Kurzkritik:Ein Ereignis

Clemens Schuldt und das Münchener Kammerorchester

Von Klaus Kalchschmid

Kein Orchester dieser Stadt kann Franz Schuberts "Unvollendete" so vollendet spielen wie das Münchener Kammerorchester. Am Ende des ersten Konzerts im Prinzregententheater zum Saison-Thema "Wärme" überstrahlten die beiden Sätze unter Leitung von Clemens Schuldt alles zuvor Gehörte. Selbst das zweite Hauptwerk des Abends, Clara Schumanns janusköpfig zwischen empfindsamer Romantik in der "Romance" des langsamen Satzes und Virtuosität schwankendes Klavierkonzert mit dem kompetenten Solisten Alexander Melnikov, wurde da zur Fußnote.

Keine 40 Musiker sind für Schubert auf der Bühne: beste Voraussetzung für eine wunderbare Ausgewogenheit und Durchsichtigkeit des Klangs. Aber wie Schuldt und sein Kammerorchester auf jede Nuance der Musik reagierten, war schlicht ein Ereignis. Sie drangen tief ein in das unergründliche Geheimnis dieser teils ungemein verletzlich zarten, teils heftig aufschreienden Musik, vor der man immer wieder staunend steht. Am liebsten hätte man sich danach ganz ohne Applaus nach Hause gewünscht.

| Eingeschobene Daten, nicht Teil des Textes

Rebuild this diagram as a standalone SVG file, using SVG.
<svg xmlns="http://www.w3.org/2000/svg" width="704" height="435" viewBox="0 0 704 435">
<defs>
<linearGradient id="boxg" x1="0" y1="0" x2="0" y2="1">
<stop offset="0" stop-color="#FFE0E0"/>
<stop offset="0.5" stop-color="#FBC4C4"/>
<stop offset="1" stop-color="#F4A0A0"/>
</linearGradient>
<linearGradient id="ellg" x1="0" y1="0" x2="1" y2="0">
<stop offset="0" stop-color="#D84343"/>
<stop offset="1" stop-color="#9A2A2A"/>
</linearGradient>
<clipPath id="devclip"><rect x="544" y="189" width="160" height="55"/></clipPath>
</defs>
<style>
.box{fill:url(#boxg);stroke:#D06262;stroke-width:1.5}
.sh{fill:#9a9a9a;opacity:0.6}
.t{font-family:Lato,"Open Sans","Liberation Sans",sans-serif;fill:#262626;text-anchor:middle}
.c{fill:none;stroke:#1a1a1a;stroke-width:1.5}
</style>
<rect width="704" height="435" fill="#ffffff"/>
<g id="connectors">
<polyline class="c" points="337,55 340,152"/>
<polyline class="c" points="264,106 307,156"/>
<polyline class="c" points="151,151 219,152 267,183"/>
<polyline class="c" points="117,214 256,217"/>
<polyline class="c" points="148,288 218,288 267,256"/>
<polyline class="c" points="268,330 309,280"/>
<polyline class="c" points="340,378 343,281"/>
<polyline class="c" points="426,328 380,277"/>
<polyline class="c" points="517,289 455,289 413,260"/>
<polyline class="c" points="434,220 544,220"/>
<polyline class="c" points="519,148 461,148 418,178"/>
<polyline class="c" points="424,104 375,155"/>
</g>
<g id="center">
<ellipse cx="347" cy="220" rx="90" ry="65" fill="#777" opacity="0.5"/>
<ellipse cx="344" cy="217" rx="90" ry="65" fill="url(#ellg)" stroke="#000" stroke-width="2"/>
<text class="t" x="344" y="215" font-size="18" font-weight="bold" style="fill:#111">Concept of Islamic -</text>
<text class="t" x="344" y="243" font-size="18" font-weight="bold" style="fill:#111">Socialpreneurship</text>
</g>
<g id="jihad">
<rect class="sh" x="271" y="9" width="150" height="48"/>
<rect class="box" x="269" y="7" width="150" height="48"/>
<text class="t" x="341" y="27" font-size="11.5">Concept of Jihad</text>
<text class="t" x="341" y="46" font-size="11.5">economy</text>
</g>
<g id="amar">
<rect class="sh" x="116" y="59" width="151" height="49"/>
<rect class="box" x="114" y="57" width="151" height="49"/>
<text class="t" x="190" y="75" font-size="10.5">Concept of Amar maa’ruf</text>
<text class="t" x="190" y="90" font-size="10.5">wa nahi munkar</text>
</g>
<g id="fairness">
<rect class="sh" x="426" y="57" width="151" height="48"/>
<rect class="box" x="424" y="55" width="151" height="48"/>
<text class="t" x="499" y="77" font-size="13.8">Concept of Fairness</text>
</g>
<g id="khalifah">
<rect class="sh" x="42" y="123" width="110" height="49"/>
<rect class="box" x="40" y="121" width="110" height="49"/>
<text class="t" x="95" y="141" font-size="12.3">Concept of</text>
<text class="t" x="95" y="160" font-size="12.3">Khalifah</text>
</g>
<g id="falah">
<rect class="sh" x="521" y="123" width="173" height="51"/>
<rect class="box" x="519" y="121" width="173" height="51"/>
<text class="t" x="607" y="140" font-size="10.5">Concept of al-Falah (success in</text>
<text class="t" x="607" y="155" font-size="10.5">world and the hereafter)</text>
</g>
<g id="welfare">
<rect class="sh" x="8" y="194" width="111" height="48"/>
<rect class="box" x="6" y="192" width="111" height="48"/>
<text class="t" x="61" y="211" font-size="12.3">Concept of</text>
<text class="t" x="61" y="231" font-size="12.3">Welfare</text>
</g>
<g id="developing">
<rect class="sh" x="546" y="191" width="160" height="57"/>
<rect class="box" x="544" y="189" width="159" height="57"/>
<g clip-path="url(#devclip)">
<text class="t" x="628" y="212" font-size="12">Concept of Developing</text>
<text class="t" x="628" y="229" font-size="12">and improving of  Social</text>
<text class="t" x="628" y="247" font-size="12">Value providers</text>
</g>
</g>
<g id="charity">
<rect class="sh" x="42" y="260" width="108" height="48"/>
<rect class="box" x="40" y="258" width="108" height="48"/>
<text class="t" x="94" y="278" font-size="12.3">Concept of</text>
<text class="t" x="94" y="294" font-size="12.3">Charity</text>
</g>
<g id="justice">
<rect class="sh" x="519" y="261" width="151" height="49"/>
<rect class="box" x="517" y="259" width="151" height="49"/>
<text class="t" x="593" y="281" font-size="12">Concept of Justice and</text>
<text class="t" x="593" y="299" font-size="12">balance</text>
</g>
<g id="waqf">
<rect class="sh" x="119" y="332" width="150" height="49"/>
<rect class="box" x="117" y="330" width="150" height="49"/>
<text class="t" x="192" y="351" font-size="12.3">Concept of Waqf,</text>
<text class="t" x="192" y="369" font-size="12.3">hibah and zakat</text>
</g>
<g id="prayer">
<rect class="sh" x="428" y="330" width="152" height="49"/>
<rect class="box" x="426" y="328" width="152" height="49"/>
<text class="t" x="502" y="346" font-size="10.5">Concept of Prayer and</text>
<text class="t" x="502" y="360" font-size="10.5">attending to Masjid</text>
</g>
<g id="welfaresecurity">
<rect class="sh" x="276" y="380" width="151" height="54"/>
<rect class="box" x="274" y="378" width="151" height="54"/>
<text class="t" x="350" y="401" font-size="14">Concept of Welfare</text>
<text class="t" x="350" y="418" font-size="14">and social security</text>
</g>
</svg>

Zu Beginn folgten auf das dissonante "Chaos" aus Jean-Féry Rebels "Les Éléments" von 1738 unmittelbar die flirrenden Reibungen von "Elongation of Nights" von Justè Janulytė und vor Schubert die Uraufführung eines wahrhaft hitzigen Stücks, aus dem Harmonien, metrische Muster, melodische Bruchstücke und musikalische Verdichtungen in einem faszinierenden Fluss herausbrachen, als wäre es das Spiel von erstarrter schwarzer und dickflüssig rot glühend aufbrechender Lava. So hat es sich Johannes Maria Staud mit "Terra Pinguis (für Arthur)" wohl gedacht, meint der Titel doch die "schwefelige, fette, ölige" Erde im Verständnis der Alchemisten des Mittelalters als Gegensatz zu anderen Substanzen.